Irène Joliot-Curie

Lillian Mecum
February 9, 2017

Submitted as coursework for PH241, Stanford University, Winter 2017


Fig. 1: Irène Joliot-Curie in 1921, accepting an honorary degree at the University of Pennsylvania on the behalf of her mother Marie Curie. (Source: Wikimedia Commons)

As the daughter of groundbreaking female nuclear scientist Marie Curie, Irène Joliot- Curie's discoveries and contributions to the world of nuclear scientist often lie in the shadow of her mother's legacy (see Fig. 1). However, academics of Joliot-Curie recognize that her own forays into the subject made future strides in the field possible.

Early Life

Joliot-Curie was born on September 12, 1897 in Paris to her parents Pierre and Marie Curie. Her mother quickly realized Joliot-Curie's young mathematical abilities, and made efforts to expose her the teachings of other prominent French academics in her peer group. [1] Joliot-Curie continued her studies at the Faculty of Science in Paris from 1912 to 1914, then served as a nurse radiographer during World War I. [2] She then earned her Doctor of Science in 1925 with a thesis on polonium alpha rays. In that year, she also met her husband Frédéric Joliot in Marie Curie's lab, and shortly thereafter, they began to pursue joint scientific work. [2,3]

Scientific Works

Fig. 2:Irène Joliot-Curie and Marie Curie in the laboratory in 1925. (Source: Wikimedia Commons)

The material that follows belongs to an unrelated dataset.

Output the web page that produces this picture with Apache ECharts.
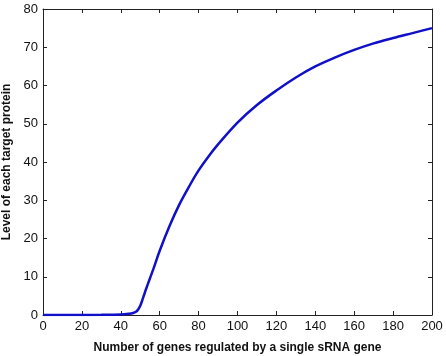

Joliot-Curie's joint experiments with her husband identified the existence of the positron and neutron. However, they did not identify the significance of these discoveries, which were later claimed by James Chadwick and Carl David Anderson. [4] In 1934, the pair built upon Marie and Pierre Curie's work of isolating naturally occurring radioactive elements (see Fig. 2), and successfully discovered a way for radioactive materials to be created cheaply and in vast quantities. [5] They irradiated natural, stable isotopes of boron, aluminum, and magnesium with alpha particles to yield radioactive isotopes of nitrogen, phosphorus, and aluminum. [4] Their synthesis of these radioactive isotopes earned Frédéric and Irène Joliot-Curie a joint Nobel Prize for Chemistry in 1935. With newfound recognition, Irène became a professor at the Faculty of Science.

Later Life

Following her reception of the Nobel Prize, Joliot-Curie devoted her time to raising two children and to social activism - she joined the Socialist Party in the mid 1930s and was also involved in promoting women's rights in education with the World Peace Council. [1] Joliot-Curie also continued to lead a research group that investigated radium nuclei, which later allowed German researchers Lise Meitner, Otto Hahn, and Fritz Strassman to discover nuclear fission. Eventually, Joliot-Curie was diagnosed with leukemia as she had been exposed to polonium in her lab in 1946. She continued to work as her condition deteriorated, in spite of treatment. Joliot-Curie ultimately passed away from the disease at age 58 in the Curie hospital in Paris. [2]

© Lillian Mecum. The author grants permission to copy, distribute and display this work in unaltered form, with attribution to the author, for noncommercial purposes only. All other rights, including commercial rights, are reserved to the author.


[1] N. Loriot, Irène Joliot-Curie (Presses de la Renaissance, 1991).

[2] Z. H. Laberig-Frolova, "Irene Joliot-Curie," Atomic Energy 13, 867 (1963) [Atomnaya Energiya 13, 265 (1962)].

[3] P. Biquard, Frédéric Joliot-Curie; the man and his theories (Souvenir Press, 1966).

[4] C. Bernardini and L. Bonolis, Enrico Fermi: His Work and Legacy (Springer, 2004).

[5] N. Pasachoff, Marie Curie: And the Science of Radioactivity (Oxford University Press, 1997).